Maria, giovane insegnante di sostegno, ha partorito la sua bimba nel pieno della pandemia, lo scorso 27 marzo. La mamma racconta paure e speranza di una gravidana vissuta come in un tempo di guerra. di Mariarosaria Petti Diventare madre nel…

Maria, giovane insegnante di sostegno, ha partorito la sua bimba nel pieno della pandemia, lo scorso 27 marzo. La mamma racconta paure e speranza di una gravidana vissuta come in un tempo di guerra.

di Mariarosaria Petti

Diventare madre nel pieno di una pandemia. È quello che è accaduto a Maria Petrozzi, giovane insegnante di sostegno di Nocera Inferiore, che ha visto crescere il pancione durante il lockdown, vissuto a casa insieme al marito Alessandro Scarpa.

Il giorno zero

Il 21 febbraio – a poco meno di un mese dalla data del presunto parto di Maria – è il giorno zero per il Belpaese: l’Italia (e con lei anche l’Europa) registra ufficialmente il primo caso di coronavirus. «Seguivo con angoscia i telegiornali, le notizie che man mano arrivavano mi davano sconforto» racconta la neomamma, che piangeva tutte le sere. Il virus viaggia più veloce della paura della gestante: in pochi giorni la curva dei contagi s’impenna, la Lombardia e altre 14 province vengono chiuse.

L’inizio del lockdown

Il 9 marzo, il premier Conte dichiara il confinamento dell’intero Paese per contenere la diffusione del coronavirus, che sarà catalogato come una pandemia dall’Organizzazione Mondiale della Sanità soltanto due giorni dopo.

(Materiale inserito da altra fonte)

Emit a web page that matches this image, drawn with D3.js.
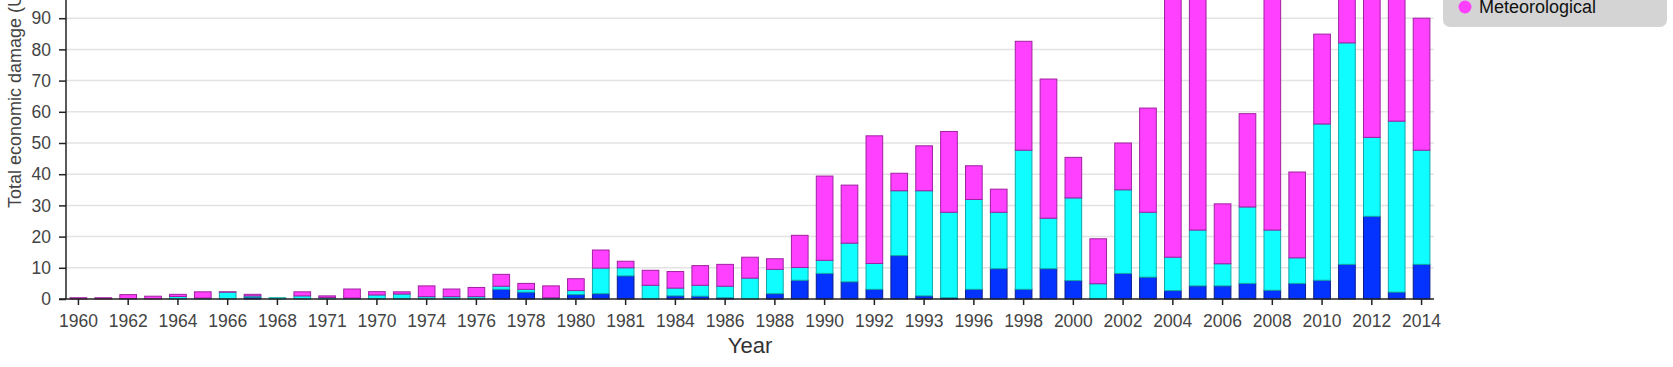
<!DOCTYPE html>
<html>
<head>
<meta charset="utf-8">
<script src="https://cdn.jsdelivr.net/npm/d3@7"></script>
<style>
  html, body { margin: 0; padding: 0; background: #fff; }
  svg { display: block; font-family: "Liberation Sans", Arial, Helvetica, sans-serif; }
</style>
</head>
<body>
<svg id="chart" width="1673" height="367"></svg>
<script>
// ---- data ----
const categories = ["1960","1961","1962","1963","1964","1965","1966","1967","1968","1969",
  "1971","1971","1970","1973","1974","1975","1976","1977","1978","1979",
  "1980","1981","1981","1983","1984","1985","1986","1987","1988","1989",
  "1990","1991","1992","1993","1993","1995","1996","1997","1998","1999",
  "2000","2001","2002","2003","2004","2005","2006","2007","2008","2009",
  "2010","2011","2012","2013","2014"];
const seriesNames = ["Climatological", "Hydrological", "Meteorological"];
const climatological = [0,0,0,0,0,0,0,0.6,0,0,
  0,0,0,0,0,0,0,3.1,2.2,0,
  1.4,1.7,7.4,0,1.0,0.9,0.4,0,1.7,6.0,
  8.2,5.5,3.1,13.9,1.0,0.4,3.1,9.7,3.1,9.7,
  5.9,0,8.2,7.0,2.7,4.2,4.2,5.0,2.8,5.0,
  6.0,11.1,26.5,2.2,11.1];
const hydrological = [0,0,0.1,0,0.8,0.3,2.2,0.4,0.4,1.0,
  0.5,0.3,1.3,1.6,0.75,0.75,0.75,1.0,0.9,0.4,
  1.3,8.2,2.6,4.4,2.5,3.5,3.7,6.7,7.8,4.1,
  4.2,12.4,8.3,20.8,33.7,27.4,28.8,18.1,44.6,16.2,
  26.5,4.9,26.8,20.8,10.7,17.9,7.1,24.5,19.3,8.2,
  50.1,71.0,25.3,54.8,36.6];
const meteorological = [0.4,0.4,1.3,0.9,0.7,2.0,0.1,0.5,0,1.3,
  0.5,2.9,1.05,0.7,3.45,2.45,2.95,3.8,1.9,3.8,
  3.8,5.8,2.1,4.8,5.3,6.3,7.0,6.7,3.4,10.3,
  27.0,18.6,40.9,5.6,14.4,25.9,10.8,7.4,34.9,44.6,
  13.0,14.4,15.0,33.4,100,180,19.2,29.9,80,27.5,
  28.8,30,60,45,42.3];
const yTicks = [0,10,20,30,40,50,60,70,80,90];
const colors = ["#0433ff", "#10fdff", "#ff40ff"];
const strokes = ["#0a1a8c", "#12a8a8", "#a020a0"];

// ---- layout ----
const svg = d3.select("#chart");
const x0 = 66, x1 = 1434, yBase = 299, pxPer10 = 31.2;

const x = d3.scaleBand().domain(d3.range(categories.length)).range([x0, x1])
  .paddingInner(0.33).paddingOuter(0.165);
const y = d3.scaleLinear().domain([0, 100]).range([yBase, yBase - pxPer10 * 10]);

// gridlines
svg.append("g").selectAll("line").data(yTicks.filter(d => d > 0)).join("line")
  .attr("x1", x0).attr("x2", x1)
  .attr("y1", d => y(d)).attr("y2", d => y(d))
  .attr("stroke", "#e3e3e3").attr("stroke-width", 1.5);

// stacked bars
const rows = categories.map((c, i) => ({
  i, c,
  Climatological: climatological[i],
  Hydrological: hydrological[i],
  Meteorological: meteorological[i]
}));
const stack = d3.stack().keys(seriesNames)(rows);
svg.append("g").selectAll("g").data(stack).join("g")
  .attr("fill", (d, k) => colors[k])
  .attr("stroke", (d, k) => strokes[k])
  .attr("stroke-width", 1)
  .selectAll("rect").data(d => d.filter(s => s[1] - s[0] > 0)).join("rect")
  .attr("x", d => x(d.data.i))
  .attr("width", x.bandwidth())
  .attr("y", d => y(d[1]))
  .attr("height", d => y(d[0]) - y(d[1]));

// y axis
const yAxis = d3.axisLeft(y).tickValues(yTicks).tickSize(7).tickPadding(8);
const gy = svg.append("g").attr("transform", `translate(${x0},0)`).call(yAxis);
gy.select(".domain").attr("stroke", "#222").attr("stroke-width", 1.5).attr("d", `M0,${y(100)}V${yBase}`);
gy.selectAll(".tick line").attr("stroke", "#222").attr("stroke-width", 1.5);
gy.selectAll(".tick text").attr("fill", "#444").style("font-size", "17.5px");

// x axis
const xAxis = d3.axisBottom(x).tickValues(d3.range(0, categories.length, 2))
  .tickFormat(i => categories[i]).tickSize(6).tickPadding(10);
const gx = svg.append("g").attr("transform", `translate(0,${yBase})`).call(xAxis);
gx.select(".domain").attr("stroke", "#222").attr("stroke-width", 1.5).attr("d", `M${x0 - 7},0H${x1}`);
gx.selectAll(".tick line").attr("stroke", "#222").attr("stroke-width", 1.5);
gx.selectAll(".tick text").attr("fill", "#444").style("font-size", "17.5px");

// axis titles
svg.append("text")
  .attr("transform", "translate(21,208) rotate(-90)")
  .attr("text-anchor", "start")
  .attr("fill", "#444").style("font-size", "18px")
  .text("Total economic damage (US$ billion)");
svg.append("text")
  .attr("x", (x0 + x1) / 2).attr("y", 353)
  .attr("text-anchor", "middle")
  .attr("fill", "#333").style("font-size", "22px")
  .text("Year");

// legend
const lg = svg.append("g");
lg.append("rect").attr("x", 1443).attr("y", -60).attr("width", 224).attr("height", 87)
  .attr("rx", 7).attr("fill", "#d4d4d4");
const items = lg.selectAll("g").data(seriesNames).join("g")
  .attr("transform", (d, k) => `translate(0,${7 - (seriesNames.length - 1 - k) * 24})`);
items.append("circle").attr("cx", 1465).attr("cy", 0).attr("r", 6.5)
  .attr("fill", (d, k) => colors[k]);
items.append("text").attr("x", 1479).attr("y", 6.3)
  .attr("fill", "#111").style("font-size", "18px").text(d => d);
</script>
</body>
</html>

Siamo a 9 giorni dalla scadenza del termine del presunto parto di Maria: «Cercavo di distrarmi per far passare le giornate. Cucinavo, vedevo serie tv, mi allenavo con gli esercizi propedeutici al parto – spiega l’insegnante –, mio marito era con me e mi ha aiutato molto».

Partorire durante il lockdown

Partorire durante l’emergenza sanitaria è un percorso ad ostacoli. Con l’inizio del lockdown comincia ad essere più difficile sostenere qualsiasi visita medica: «Lo studio privato del mio ginecologo era chiuso. Per i tracciati dovevo andare in Ospedale, passando sempre dal Pronto Soccorso».

Una trafila stancante. «Mia sorella Erika è ostetrica e avrebbe dovuto essere in sala parto con me, ma il protocollo di sicurezza anti Covid-19 non lo ha permesso». Maria ha dovuto far a meno anche della presenza della mamma e delle visite del marito. «Ero continuamente al telefono» aggiunge sorridendo.